Thursday 8 November 2018

Mysql: Should I always prefer MySQL InnoDB over MyISAM?

Someone just told me that InnoDB is much better than MyISAM. So when I create a table, should I always try to use InnoDB Engine instead of MyISAM? Or do both have it's big benefits?

 Answers


MyISAM is transactionless and heap-organized. The records are identified by the row offset in the table and the indexes store this offset as a row pointer.
InnoDB supports transactions and is index-organized. The records are identified by the value of the PRIMARY KEY (or a hidden internal column is there is no PRIMARY KEY defined) and are stored in a B-Tree.

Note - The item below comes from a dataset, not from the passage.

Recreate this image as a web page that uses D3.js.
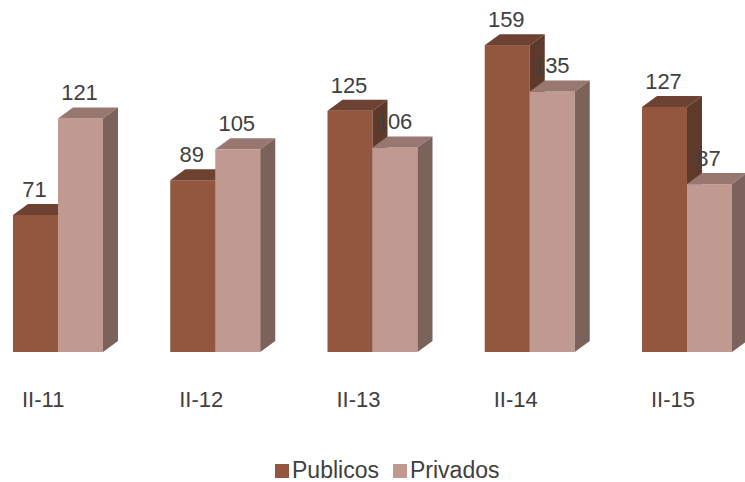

The secondary indexes store the value of the PRIMARY KEY as a row pointer.
Queries that involve full table scans or secondary index lookups are usually faster on MyISAM tables.
Queries that involve PRIMARY KEY seeks are usually faster on InnoDB tables.
MyISAM tables store the number of records in the table in the table's metadata, that's why the queries like this:
SELECT  COUNT(*)
FROM    myisamtable
are instant.
MyISAM tables are completely locked on the DML operations (with several exceptions).
InnoDB tables lock individual records and index gaps, however these are the records and the gaps that are scanned, not only those matched by the WHEREcondition. This can lead to the records being locked despite the fact they don't match.
InnoDB tables support referential integrity (FOREIGN KEYs) . MyISAM tables don't.
There are several scenarios that can show benefits of both engines.



To put it simply:
You should use InnoDB:
  • if you need transaction support
  • if you need foreign keys
You should use MyISAM:
  • if you don't need the above AND
  • you need speed (faster database operations)



InnoDB is a fully ACID compliant database engine and therefore offers support for transactions, etc. As such, it can therefore be slower than the MyISAM database which tends to be optimised in a different direction.
Therefore if you need transactions InnoDB (or another RDBMS such as PostgreSQL) is the obvious choice.